Darrian Miller played well in the opener but was not a big part of the game plan against Rice, getting only three touches, bringing his season average down to 8.5. We’ll set a minimum of 10 touches for Miller.
Brandon Bourbon, who vowed to become a more physical football player, looked the part in limited action in the first two weeks, averaging three touches a game. He needs to have the ball in his hands at least six times today.
Head coach Charlie Weis proved last year he is not above scrapping his preference for balance in favor of a run-heavy attack. Don’t be surprised if he does the same as early as today. He already paved the way for a better running attack by replacing right tackle Zach Fondal, a better pass-blocker than run-blocker at this point in his career, with Riley Spencer. Trent Smiley has moved ahead of Jimmay Mundine on the depth chart at tight end, a move inspired by Mundine’s drops.
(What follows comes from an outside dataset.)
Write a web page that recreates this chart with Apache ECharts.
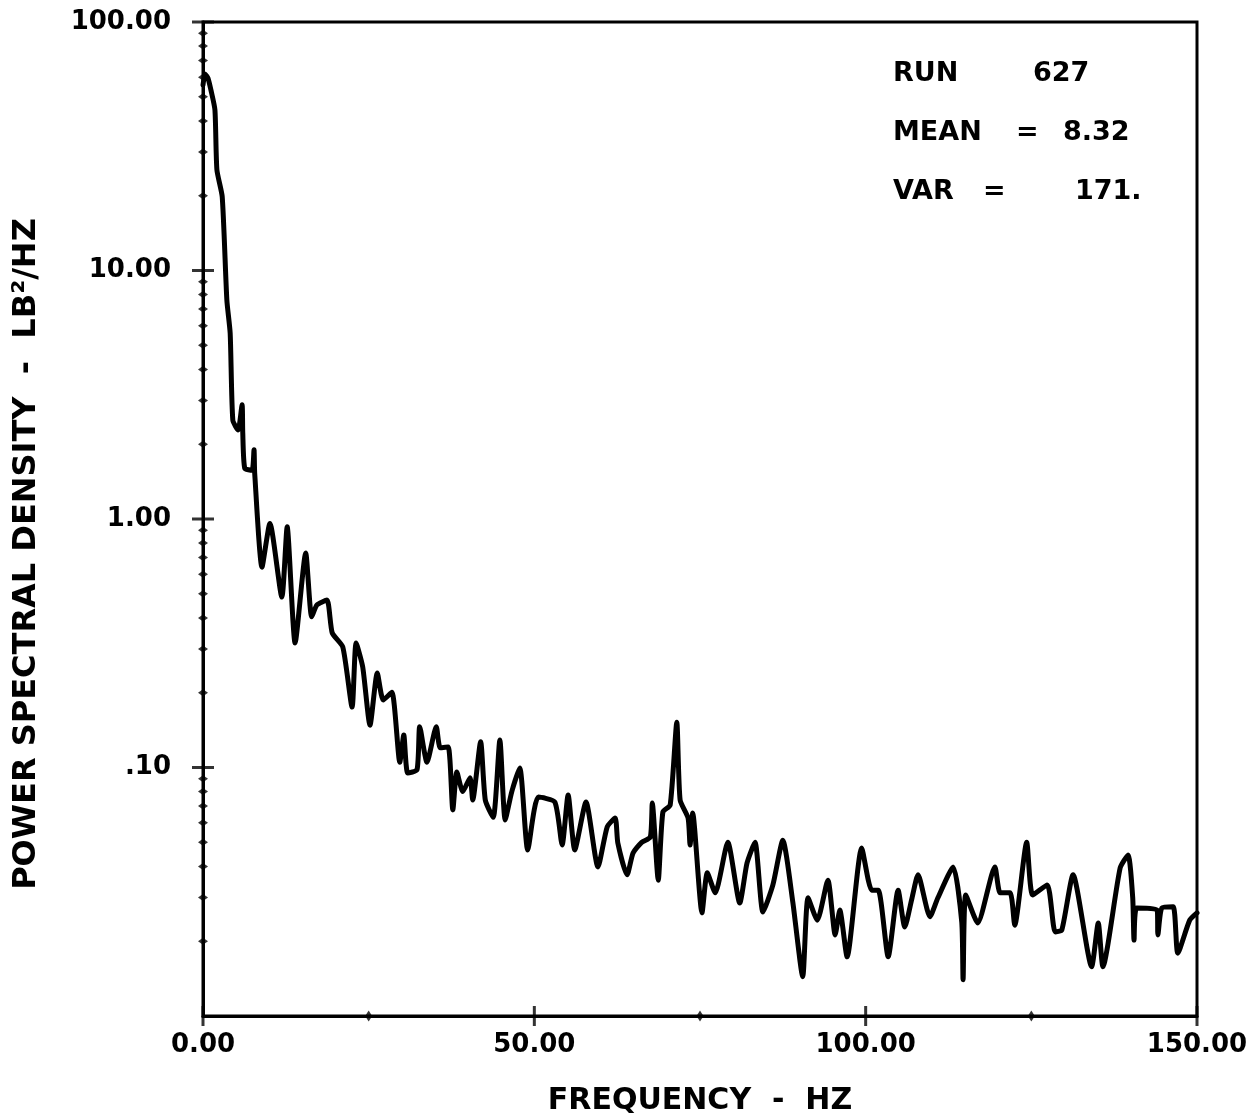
<!DOCTYPE html>
<html>
<head>
<meta charset="utf-8">
<title>PSD run 627</title>
<script src="https://cdn.jsdelivr.net/npm/echarts@6/dist/echarts.min.js"></script>
<style>
  html, body { margin: 0; padding: 0; background: #fff; }
  #chart-psd { width: 1257px; height: 1120px; }
</style>
</head>
<body>
<div id="chart-psd"></div>
<script>
// ============================
// Datos
// ============================
var freqHz = [
    0, 0.3, 0.75, 1.2, 1.8, 2.1, 2.9, 3.6, 4.1, 4.5,
    5.3, 5.9, 6.0, 6.3, 7.4, 7.7, 7.8, 8.9, 10.1, 11.9,
    12.7, 13.9, 15.5, 16.4, 17.2, 18.7, 19.5, 21.1, 22.5, 23.1,
    24.1, 25.2, 26.3, 27.2, 28.5, 29.7, 30.3, 30.9, 32.3, 32.7,
    33.8, 35.2, 35.8, 37.0, 37.7, 38.3, 39.2, 40.3, 40.7, 41.9,
    42.6, 43.8, 44.8, 45.6, 46.6, 47.8, 49.0, 50.6, 53.1, 54.2,
    55.1, 56.1, 57.8, 59.6, 61.0, 62.2, 62.6, 64.0, 64.9, 66.2,
    67.5, 67.8, 68.7, 69.4, 70.5, 71.5, 72.0, 73.2, 73.5, 73.9,
    75.3, 76.1, 77.3, 79.2, 81.0, 82.1, 83.3, 84.5, 86.0, 87.5,
    89.0, 90.5, 91.3, 92.7, 94.3, 95.4, 96.1, 97.2, 99.4, 100.9,
    101.9, 103.4, 104.9, 105.9, 107.0, 107.9, 109.7, 110.9, 113.2, 114.5,
    114.7, 115.1, 116.9, 119.5, 120.3, 121.8, 122.5, 124.3, 125.2, 127.4,
    128.6, 129.6, 131.3, 134.1, 135.1, 135.8, 138.4, 139.6, 140.3, 140.5,
    140.9, 144.0, 144.1, 144.7, 146.4, 147.1, 148.9, 150.0
];
var psd = [
    55.8, 61.8, 59.5, 53.2, 44.3, 25.4, 19.8, 7.6, 5.6, 2.50,
    2.28, 2.88, 2.22, 1.60, 1.57, 1.90, 1.53, 0.64, 0.96, 0.485,
    0.93, 0.317, 0.73, 0.404, 0.451, 0.472, 0.348, 0.305, 0.175, 0.317,
    0.254, 0.148, 0.240, 0.187, 0.201, 0.105, 0.135, 0.095, 0.098, 0.146,
    0.105, 0.146, 0.120, 0.121, 0.0675, 0.096, 0.080, 0.091, 0.074, 0.127,
    0.074, 0.063, 0.129, 0.0615, 0.080, 0.0995, 0.0466, 0.076, 0.0726, 0.0488,
    0.0775, 0.0466, 0.0726, 0.0398, 0.0577, 0.0626, 0.0497, 0.037, 0.0453, 0.050,
    0.0525, 0.072, 0.0352, 0.0662, 0.0706, 0.152, 0.074, 0.0626, 0.0488, 0.0656,
    0.026, 0.0377, 0.0313, 0.050, 0.0285, 0.0413, 0.050, 0.0262, 0.0337, 0.051,
    0.0288, 0.0144, 0.0299, 0.0243, 0.0352, 0.0212, 0.0267, 0.0173, 0.0474, 0.0321,
    0.0321, 0.0173, 0.0321, 0.0228, 0.0299, 0.037, 0.0251, 0.0299, 0.0398, 0.0239,
    0.0140, 0.0307, 0.0237, 0.0398, 0.0313, 0.0313, 0.0232, 0.050, 0.0307, 0.0337,
    0.0218, 0.0222, 0.037, 0.0158, 0.0237, 0.0158, 0.0394, 0.0445, 0.0299, 0.0202,
    0.0272, 0.0267, 0.0212, 0.0272, 0.0275, 0.0179, 0.0243, 0.026
];

// Marcas de los ejes
var yMajorTicks = [0.1, 1, 10, 100];
var yMajorLabels = [".10", "1.00", "10.00", "100.00"];
var yMinorTicks = [
    0.02, 0.03, 0.04, 0.05, 0.06, 0.07, 0.08, 0.09,
    0.2, 0.3, 0.4, 0.5, 0.6, 0.7, 0.8, 0.9,
    2, 3, 4, 5, 6, 7, 8, 9,
    20, 30, 40, 50, 60, 70, 80, 90
];
var xMajorTicks = [0, 50, 100, 150];
var xMinorTicks = [25, 75, 125];

// Texto del recuadro
var runInfo = [
    { label: "RUN", eq: "", value: "627" },
    { label: "MEAN", eq: "=", value: "8.32" },
    { label: "VAR", eq: "=", value: "171." }
];

var FONT = "DejaVu Sans";

// ============================
// Grafica
// ============================
var chartPsd = echarts.init(document.getElementById("chart-psd"));

var infoText = [];
var infoX = { label: 893, eq: [0, 1016, 983], value: [1033, 1063, 1075] };
runInfo.forEach((r, i) => {
    var y = 74 + i * 59;
    var base = { fill: "#000", font: "bold 27px " + FONT, textVerticalAlign: "middle", verticalAlign: "middle" };
    infoText.push({ type: "text", style: Object.assign({ text: r.label, x: infoX.label, y: y }, base) });
    if (r.eq) infoText.push({ type: "text", style: Object.assign({ text: r.eq, x: infoX.eq[i], y: y }, base) });
    infoText.push({ type: "text", style: Object.assign({ text: r.value, x: infoX.value[i], y: y }, base) });
});

chartPsd.setOption({
    animation: false,
    backgroundColor: "#fff",
    grid: {
        left: 203, right: 60, top: 22, bottom: 104,
        containLabel: false,
        outerBoundsMode: "none",
        show: true, borderColor: "#000", borderWidth: 3, backgroundColor: "transparent"
    },
    xAxis: {
        type: "value",
        min: 0, max: 150, interval: 50,
        name: "FREQUENCY  -  HZ",
        nameLocation: "middle",
        nameGap: 70,
        nameTextStyle: { color: "#000", fontFamily: FONT, fontWeight: "bold", fontSize: 30 },
        axisLine: { show: true, lineStyle: { color: "#000", width: 3 } },
        axisTick: { show: false },
        splitLine: { show: false },
        axisLabel: {
            color: "#000", fontFamily: FONT, fontWeight: "bold", fontSize: 26, margin: 16,
            formatter: v => v.toFixed(2)
        }
    },
    yAxis: {
        type: "log",
        logBase: 10,
        min: 0.01, max: 100,
        name: "POWER SPECTRAL DENSITY  -  LB²/HZ",
        nameLocation: "middle",
        nameGap: 160,
        nameTextStyle: { color: "#000", fontFamily: FONT, fontWeight: "bold", fontSize: 32, padding: [0, 70, 0, 0] },
        axisLine: { show: true, lineStyle: { color: "#000", width: 3 } },
        axisTick: { show: false },
        splitLine: { show: false },
        axisLabel: {
            color: "#000", fontFamily: FONT, fontWeight: "bold", fontSize: 26, margin: 32,
            formatter: v => {
                var k = yMajorTicks.findIndex(t => Math.abs(t - v) / t < 1e-6);
                return k >= 0 ? yMajorLabels[k] : "";
            }
        }
    },
    graphic: infoText,
    series: [
        {
            name: "PSD",
            type: "line",
            data: freqHz.map((f, i) => [f, psd[i]]),
            showSymbol: false,
            symbol: "none",
            smooth: 0.2,
            lineStyle: { color: "#000", width: 5, join: "round", cap: "round" },
            z: 3
        },
        {
            name: "y-major",
            type: "scatter",
            data: yMajorTicks.map(v => [0, v]),
            symbol: "rect",
            symbolSize: [22, 3],
            itemStyle: { color: "#000" },
            clip: false,
            silent: true
        },
        {
            name: "y-minor",
            type: "scatter",
            data: yMinorTicks.map(v => [0, v]),
            symbol: "diamond",
            symbolSize: [10, 7],
            itemStyle: { color: "#000" },
            clip: false,
            silent: true
        },
        {
            name: "x-major",
            type: "scatter",
            data: xMajorTicks.map(v => [v, 0.01]),
            symbol: "rect",
            symbolSize: [3, 20],
            itemStyle: { color: "#000" },
            clip: false,
            silent: true
        },
        {
            name: "x-minor",
            type: "scatter",
            data: xMinorTicks.map(v => [v, 0.01]),
            symbol: "diamond",
            symbolSize: [7, 11],
            itemStyle: { color: "#000" },
            clip: false,
            silent: true
        }
    ]
});
</script>
</body>
</html>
But also don’t overlook that Smiley is a better blocker than receiver, another reason to believe this week’s game plan calls for “shoving it down their throats,” as Weis put it when talking about the Jayhawks’ approach in their only good half of the season, the final two quarters against South Dakota.
It also won’t come as a surprise if Weis has Bourbon, Pierson and either Sims or Miller on the field at the same time, another means of getting the ball into the hands of the playmakers more often.
If Sims, Pierson, Miller and Bourbon combine for a minimum of 53 touches, that should add up to a score somewhere in the neighborhood of Kansas 35, Louisiana Tech 14.